JACOBI, KARL GUSTAV JACOB (1804–1851), German mathematician, brother of Moritz Hermann *Jacobi. Born in Potsdam, he was a child prodigy. He studied philosophy, philology, and mathematics at the University of Berlin, and in 1825 became a lecturer in mathematics. He and his brother converted to Christianity in order to remove any possible bar to government posts. His career was also helped by the famous mathematician Friedrich Gauss. A brilliant teacher, Jacobi was invited to Koenigsberg, where he became a professor at the age of 23. Overwork, together with financial difficulties caused by his father's death, brought him to a state of near collapse requiring a long convalescence.
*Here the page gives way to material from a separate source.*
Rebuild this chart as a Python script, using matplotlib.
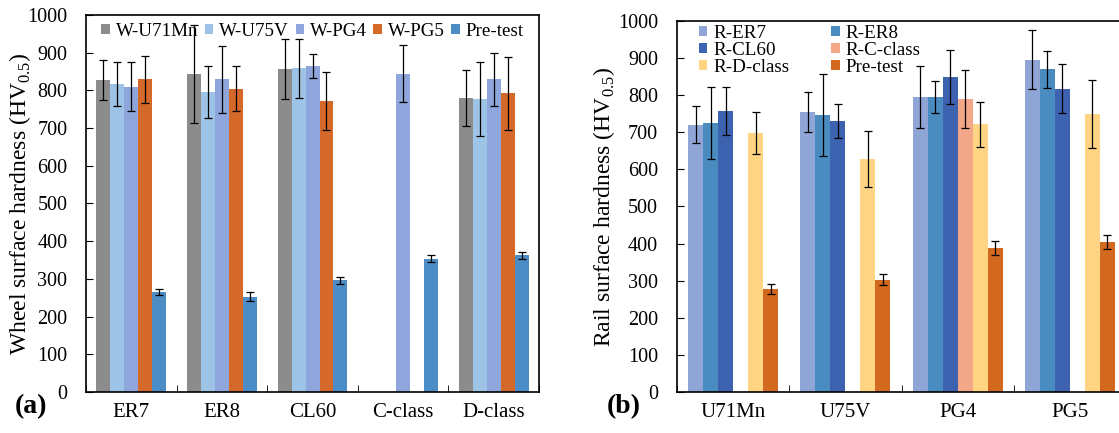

Jacobi met Sir William Rowan Hamilton, the great Irish mathematician, and, as a result of this meeting, he continued Hamilton's work in the field of dynamics. After a short and unhappy involvement in politics which cost him his royal grant, he returned to his original work. On the recommendation of Baron Alexander von Humboldt, the German naturalist, the grant was again awarded him. By 1849 Jacobi was the leading mathematician in Europe after Gauss. He died in Berlin of smallpox. Jacobi's works on differential equations and the calculus of variations serve as the mathematical basis for modern physics. His collected works, Gesammelte Werke, were published by the University of Berlin in eight volumes (1881–91).

BIBLIOGRAPHY:

L. Koenigsberger, Karl Gustav Jacob Jacobi (Ger., 1904); E.T. Bell, Men of Mathematics (1937), index.